■ **TASK PROMPT**
Begin with the first line of the material and write out each line exactly, ending with the line that contains "const diamond = d3.symbol().type(d3.symbolSquare).size(380)()". Pictures are not part of the copy.

(Extracted data entries)
--

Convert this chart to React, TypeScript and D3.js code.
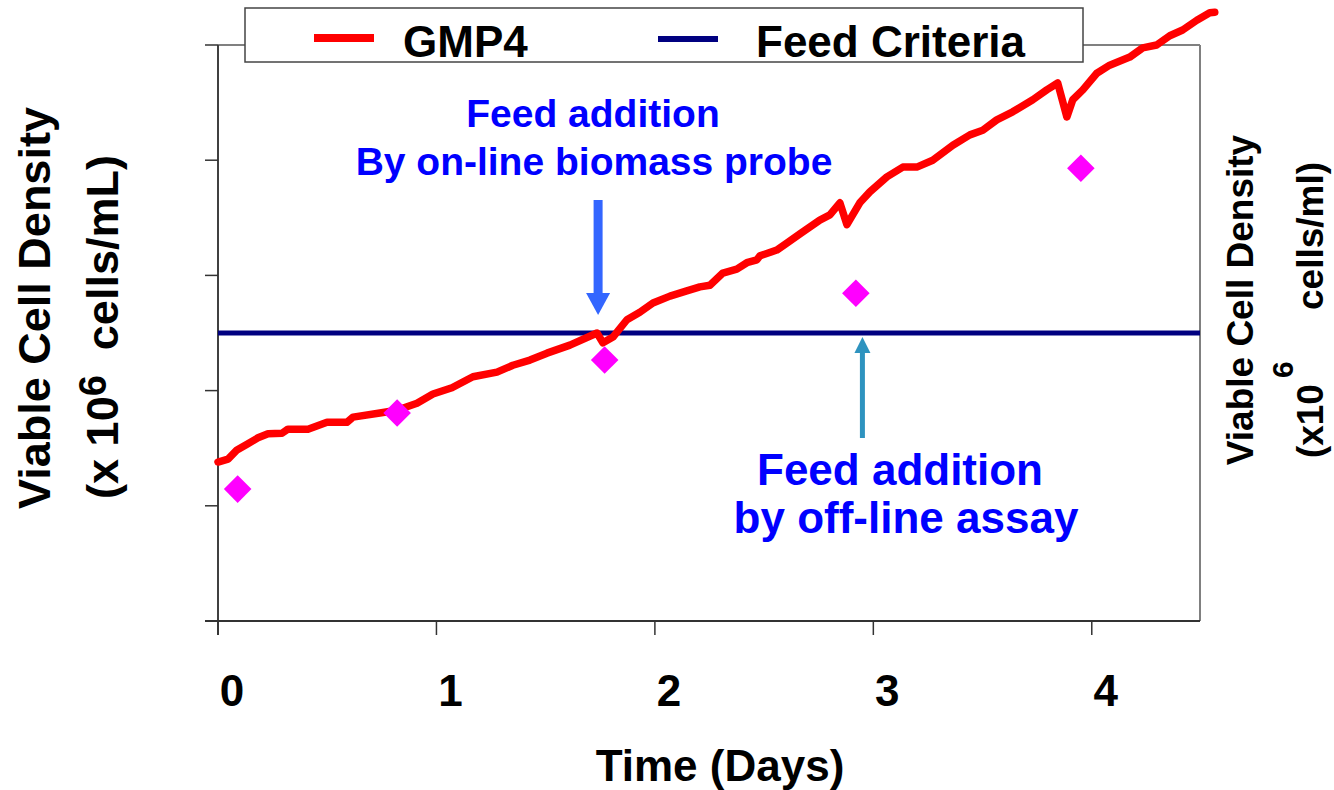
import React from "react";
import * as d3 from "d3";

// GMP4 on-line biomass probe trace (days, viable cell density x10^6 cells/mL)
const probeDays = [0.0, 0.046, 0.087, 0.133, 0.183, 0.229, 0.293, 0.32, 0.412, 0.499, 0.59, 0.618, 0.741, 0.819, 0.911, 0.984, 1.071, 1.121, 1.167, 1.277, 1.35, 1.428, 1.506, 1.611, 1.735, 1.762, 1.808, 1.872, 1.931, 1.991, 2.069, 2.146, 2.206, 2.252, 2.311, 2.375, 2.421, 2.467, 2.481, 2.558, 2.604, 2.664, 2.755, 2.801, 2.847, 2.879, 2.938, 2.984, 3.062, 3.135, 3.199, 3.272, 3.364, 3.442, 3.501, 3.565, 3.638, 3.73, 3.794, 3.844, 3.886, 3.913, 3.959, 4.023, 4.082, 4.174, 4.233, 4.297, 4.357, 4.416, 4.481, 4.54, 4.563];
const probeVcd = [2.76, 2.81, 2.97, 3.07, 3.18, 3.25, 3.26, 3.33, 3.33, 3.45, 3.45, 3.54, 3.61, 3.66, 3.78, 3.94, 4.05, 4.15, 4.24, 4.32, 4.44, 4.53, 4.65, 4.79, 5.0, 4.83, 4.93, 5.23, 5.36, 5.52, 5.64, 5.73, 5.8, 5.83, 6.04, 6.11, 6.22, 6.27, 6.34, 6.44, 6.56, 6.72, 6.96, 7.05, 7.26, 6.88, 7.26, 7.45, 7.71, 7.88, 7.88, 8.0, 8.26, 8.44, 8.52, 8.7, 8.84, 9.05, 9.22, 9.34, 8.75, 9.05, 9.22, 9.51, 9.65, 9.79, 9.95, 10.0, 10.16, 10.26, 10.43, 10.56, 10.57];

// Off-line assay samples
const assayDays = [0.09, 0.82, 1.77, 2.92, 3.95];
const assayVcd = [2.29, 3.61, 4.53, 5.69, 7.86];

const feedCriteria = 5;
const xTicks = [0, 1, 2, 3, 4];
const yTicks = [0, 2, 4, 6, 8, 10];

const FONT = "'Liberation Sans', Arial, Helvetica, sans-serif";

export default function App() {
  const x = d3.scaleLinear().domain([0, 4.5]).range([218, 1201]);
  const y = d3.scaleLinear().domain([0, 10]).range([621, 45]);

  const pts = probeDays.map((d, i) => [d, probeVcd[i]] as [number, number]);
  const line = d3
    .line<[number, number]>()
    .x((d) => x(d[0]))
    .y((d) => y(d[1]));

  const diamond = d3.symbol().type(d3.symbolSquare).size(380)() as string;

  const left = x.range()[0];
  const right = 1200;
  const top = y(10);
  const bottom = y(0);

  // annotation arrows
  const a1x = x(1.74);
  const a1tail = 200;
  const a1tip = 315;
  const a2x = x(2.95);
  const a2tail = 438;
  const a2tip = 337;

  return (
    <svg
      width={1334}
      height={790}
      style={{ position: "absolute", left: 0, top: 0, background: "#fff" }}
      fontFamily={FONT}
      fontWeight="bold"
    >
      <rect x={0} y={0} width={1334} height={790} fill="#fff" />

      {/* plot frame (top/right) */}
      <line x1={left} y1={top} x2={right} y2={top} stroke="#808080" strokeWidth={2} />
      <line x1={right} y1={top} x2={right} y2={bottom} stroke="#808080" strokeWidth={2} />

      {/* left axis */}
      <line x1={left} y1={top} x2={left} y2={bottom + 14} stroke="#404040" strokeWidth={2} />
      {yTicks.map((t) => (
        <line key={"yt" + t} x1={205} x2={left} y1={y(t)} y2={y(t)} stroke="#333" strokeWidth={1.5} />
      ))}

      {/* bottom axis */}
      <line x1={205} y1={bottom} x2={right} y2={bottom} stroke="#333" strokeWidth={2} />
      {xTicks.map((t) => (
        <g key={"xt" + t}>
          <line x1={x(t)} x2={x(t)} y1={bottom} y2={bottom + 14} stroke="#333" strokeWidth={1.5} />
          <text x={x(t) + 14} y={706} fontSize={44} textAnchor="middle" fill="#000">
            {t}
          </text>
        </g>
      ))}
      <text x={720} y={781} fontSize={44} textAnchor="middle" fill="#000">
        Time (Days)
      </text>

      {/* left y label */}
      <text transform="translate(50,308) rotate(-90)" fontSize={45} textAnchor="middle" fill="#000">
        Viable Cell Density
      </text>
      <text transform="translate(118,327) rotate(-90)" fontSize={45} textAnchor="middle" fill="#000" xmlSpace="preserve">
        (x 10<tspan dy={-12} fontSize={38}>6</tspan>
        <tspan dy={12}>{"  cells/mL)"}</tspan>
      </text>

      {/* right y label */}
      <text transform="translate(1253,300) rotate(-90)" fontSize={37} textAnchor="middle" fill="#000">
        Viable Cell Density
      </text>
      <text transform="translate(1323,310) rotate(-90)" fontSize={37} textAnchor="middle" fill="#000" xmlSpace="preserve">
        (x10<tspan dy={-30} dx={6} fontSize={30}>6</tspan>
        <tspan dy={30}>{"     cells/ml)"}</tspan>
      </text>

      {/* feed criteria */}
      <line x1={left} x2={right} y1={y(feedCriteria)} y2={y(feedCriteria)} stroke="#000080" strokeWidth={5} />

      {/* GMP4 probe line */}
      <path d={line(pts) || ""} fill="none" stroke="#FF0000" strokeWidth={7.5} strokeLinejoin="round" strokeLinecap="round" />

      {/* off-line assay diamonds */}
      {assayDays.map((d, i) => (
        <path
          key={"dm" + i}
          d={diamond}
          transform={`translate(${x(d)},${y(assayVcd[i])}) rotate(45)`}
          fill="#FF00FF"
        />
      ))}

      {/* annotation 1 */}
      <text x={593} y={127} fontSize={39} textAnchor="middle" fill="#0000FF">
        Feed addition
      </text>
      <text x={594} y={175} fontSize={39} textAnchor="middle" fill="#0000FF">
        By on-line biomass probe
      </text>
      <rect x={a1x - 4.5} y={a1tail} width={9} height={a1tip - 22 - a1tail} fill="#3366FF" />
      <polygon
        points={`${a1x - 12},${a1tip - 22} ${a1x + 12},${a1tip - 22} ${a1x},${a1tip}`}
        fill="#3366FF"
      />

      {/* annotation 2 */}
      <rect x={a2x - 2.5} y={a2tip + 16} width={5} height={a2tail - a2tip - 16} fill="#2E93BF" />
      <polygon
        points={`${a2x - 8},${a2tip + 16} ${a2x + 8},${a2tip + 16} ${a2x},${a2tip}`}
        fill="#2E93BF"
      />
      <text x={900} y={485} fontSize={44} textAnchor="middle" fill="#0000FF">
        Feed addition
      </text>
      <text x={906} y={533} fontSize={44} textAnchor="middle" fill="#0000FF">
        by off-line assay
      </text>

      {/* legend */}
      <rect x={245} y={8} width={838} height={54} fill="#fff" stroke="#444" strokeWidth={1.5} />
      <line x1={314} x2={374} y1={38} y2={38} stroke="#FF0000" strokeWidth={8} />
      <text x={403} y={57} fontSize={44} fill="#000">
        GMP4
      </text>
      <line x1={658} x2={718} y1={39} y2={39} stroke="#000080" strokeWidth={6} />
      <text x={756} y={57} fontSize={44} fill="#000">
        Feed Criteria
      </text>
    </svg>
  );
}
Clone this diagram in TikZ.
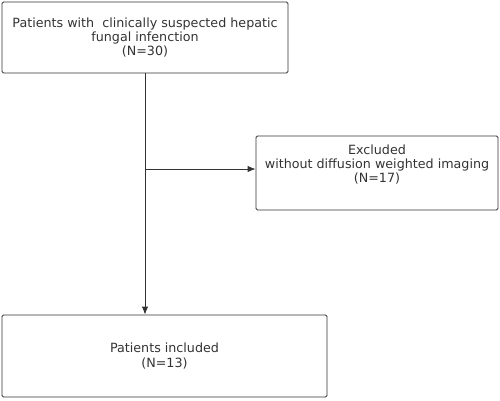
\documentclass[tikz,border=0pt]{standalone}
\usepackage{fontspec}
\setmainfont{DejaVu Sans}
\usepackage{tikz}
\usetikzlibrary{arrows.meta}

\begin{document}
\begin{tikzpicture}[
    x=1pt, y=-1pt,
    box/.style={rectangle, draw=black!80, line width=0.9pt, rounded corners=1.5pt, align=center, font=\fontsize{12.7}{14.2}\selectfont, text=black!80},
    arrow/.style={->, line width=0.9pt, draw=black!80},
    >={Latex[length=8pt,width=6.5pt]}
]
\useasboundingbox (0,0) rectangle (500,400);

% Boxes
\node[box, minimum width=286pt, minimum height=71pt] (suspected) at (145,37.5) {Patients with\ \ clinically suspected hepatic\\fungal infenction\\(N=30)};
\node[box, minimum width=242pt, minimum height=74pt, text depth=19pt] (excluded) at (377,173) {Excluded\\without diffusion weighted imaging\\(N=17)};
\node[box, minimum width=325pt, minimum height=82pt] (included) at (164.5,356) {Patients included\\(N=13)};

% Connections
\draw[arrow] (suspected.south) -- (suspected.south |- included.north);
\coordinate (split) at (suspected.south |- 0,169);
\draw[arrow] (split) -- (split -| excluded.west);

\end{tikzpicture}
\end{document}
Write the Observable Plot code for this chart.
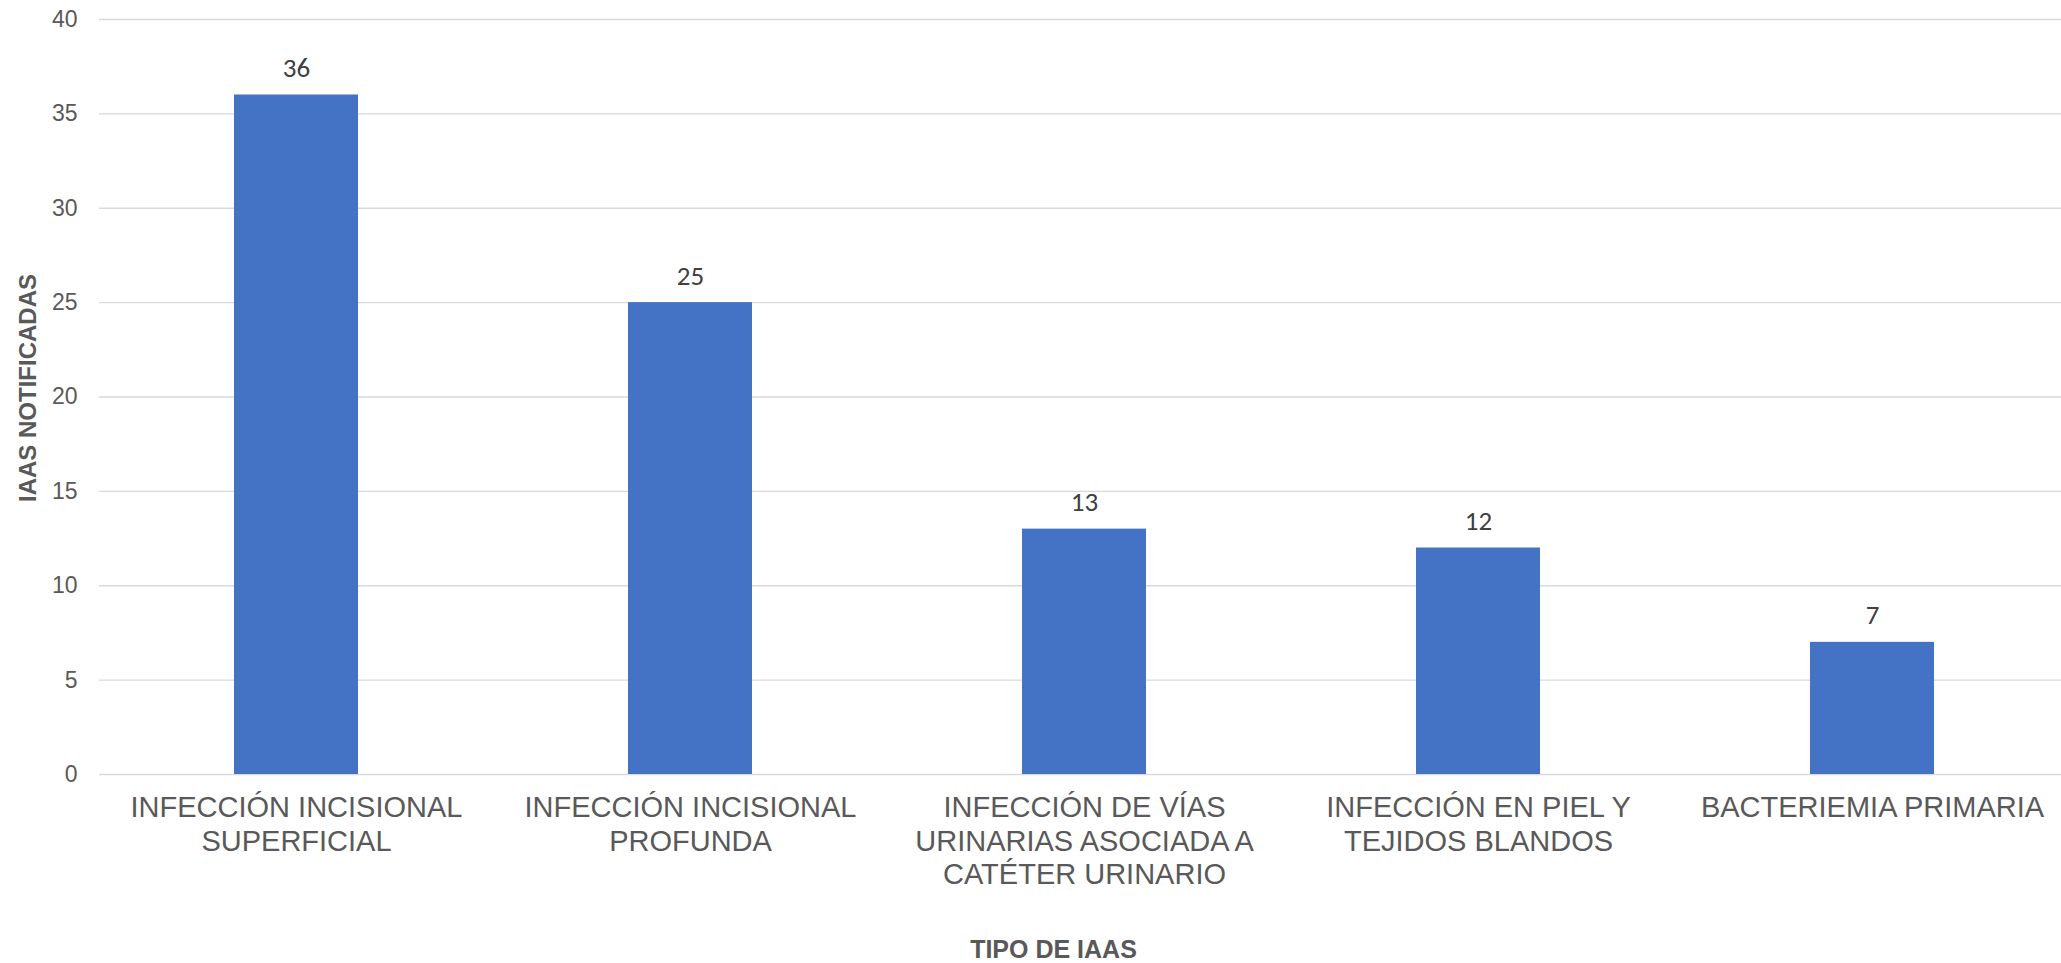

--

■ **TASK OUTPUT**
Convert this chart to React, TypeScript and D3.js code.
import React from "react";
import * as d3 from "d3";

// GMP4 on-line biomass probe trace (days, viable cell density x10^6 cells/mL)
const probeDays = [0.0, 0.046, 0.087, 0.133, 0.183, 0.229, 0.293, 0.32, 0.412, 0.499, 0.59, 0.618, 0.741, 0.819, 0.911, 0.984, 1.071, 1.121, 1.167, 1.277, 1.35, 1.428, 1.506, 1.611, 1.735, 1.762, 1.808, 1.872, 1.931, 1.991, 2.069, 2.146, 2.206, 2.252, 2.311, 2.375, 2.421, 2.467, 2.481, 2.558, 2.604, 2.664, 2.755, 2.801, 2.847, 2.879, 2.938, 2.984, 3.062, 3.135, 3.199, 3.272, 3.364, 3.442, 3.501, 3.565, 3.638, 3.73, 3.794, 3.844, 3.886, 3.913, 3.959, 4.023, 4.082, 4.174, 4.233, 4.297, 4.357, 4.416, 4.481, 4.54, 4.563];
const probeVcd = [2.76, 2.81, 2.97, 3.07, 3.18, 3.25, 3.26, 3.33, 3.33, 3.45, 3.45, 3.54, 3.61, 3.66, 3.78, 3.94, 4.05, 4.15, 4.24, 4.32, 4.44, 4.53, 4.65, 4.79, 5.0, 4.83, 4.93, 5.23, 5.36, 5.52, 5.64, 5.73, 5.8, 5.83, 6.04, 6.11, 6.22, 6.27, 6.34, 6.44, 6.56, 6.72, 6.96, 7.05, 7.26, 6.88, 7.26, 7.45, 7.71, 7.88, 7.88, 8.0, 8.26, 8.44, 8.52, 8.7, 8.84, 9.05, 9.22, 9.34, 8.75, 9.05, 9.22, 9.51, 9.65, 9.79, 9.95, 10.0, 10.16, 10.26, 10.43, 10.56, 10.57];

// Off-line assay samples
const assayDays = [0.09, 0.82, 1.77, 2.92, 3.95];
const assayVcd = [2.29, 3.61, 4.53, 5.69, 7.86];

const feedCriteria = 5;
const xTicks = [0, 1, 2, 3, 4];
const yTicks = [0, 2, 4, 6, 8, 10];

const FONT = "'Liberation Sans', Arial, Helvetica, sans-serif";

export default function App() {
  const x = d3.scaleLinear().domain([0, 4.5]).range([218, 1201]);
  const y = d3.scaleLinear().domain([0, 10]).range([621, 45]);

  const pts = probeDays.map((d, i) => [d, probeVcd[i]] as [number, number]);
  const line = d3
    .line<[number, number]>()
    .x((d) => x(d[0]))
    .y((d) => y(d[1]));

  const diamond = d3.symbol().type(d3.symbolSquare).size(380)() as string;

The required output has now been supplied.